Oklahoma governor signs Texas-style ‘heartbeat bill’ into law


Following in Texas’s footsteps, Oklahoma lawmakers approved a bill last week restricting abortion after a preborn baby’s heartbeat is detected, which typically occurs at about six weeks of pregnancy, though the human heart first begins to beat about 21 days after fertilization. Today, Governor Kevin Stitt signed that bill into law

Senate Bill 1503, the Oklahoma Heartbeat Act, is modeled after the Texas Heartbeat Act and bans abortions after a detectable heartbeat with an exception for medical emergencies (though abortion is never medically necessary). It does not include any exceptions for rape or incest and includes a provision allowing private citizens to sue anyone who performs or helps a woman obtain an abortion for $10,000. The bill prohibits any civil action against the woman herself.

Just weeks prior to this, Stitt signed into law a bill that would ban nearly all abortions in the state and make committing them a felony. That law is not slated to go into effect until the end of the summerSenate Bill 612 bans nearly all abortions, with an exception only if the mother’s life is at risk. In reality, the intentional homicide of a preborn child is never medically necessary.

These bills have raised the ire of pro-abortion activists who have filed lawsuits with the state court to block the pro-life legislation. The challenge to Senate Bill 1503, Oklahoma’s Heartbeat Act, was filed directly in the Oklahoma Supreme Court and the challenge to Senate Bill 612, submitted to trial court, was attached to an existing lawsuit challenging five other abortion restrictions enacted last year in Oklahoma, all of which are currently blocked.

READ: Planned Parenthood retaliates against Oklahoma governor over pro-life legislation

Following the enactment of the Texas Heartbeat Act, Planned Parenthood reported a 2500% increase in  Texas patients at its Oklahoma clinics. Alexis McGill Johnson, president and CEO of Planned Parenthood Federation of America, said, “These numbers are staggering and just one part of the devastating picture on the ground in Texas and the surrounding states.

In addition, Dr. Alan Braid, a plaintiff from Tulsa Women’s Reproductive Clinic, said that the GOP’s wave of anti-choice laws is “designed to threaten and intimidate physicians into not providing constitutionally protected healthcare, and force pregnant people to travel hundreds of miles to receive care.” Live Action News has repeatedly debunked the idea that abortion is health care

But pro-lifers are not backing down. Oklahoma Gov. Kevin Stitt has pledged to sign every piece of legislation limiting abortion that reaches his desk.

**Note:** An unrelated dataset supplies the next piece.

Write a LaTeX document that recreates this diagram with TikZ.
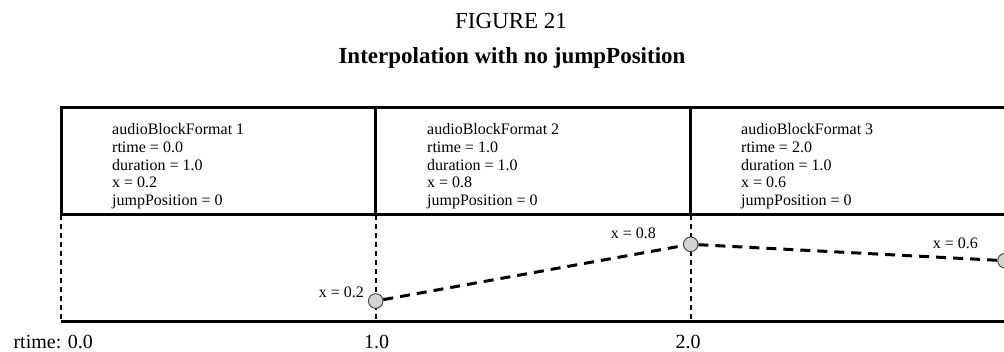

The lawsuits emerge just as the nation has learned via a leaked report published by Politico that the U.S. Supreme Court may intend to overturn Roe v. Wade, the landmark 1973 Supreme Court ruling that legalized abortion in the country. Politico called the draft opinion a “a full-throated, unflinching repudiation of the 1973 decision.” 

If overturned, the issue of abortion would be decided at the state level, making it critical that states enact pro-life legislation like in Oklahoma.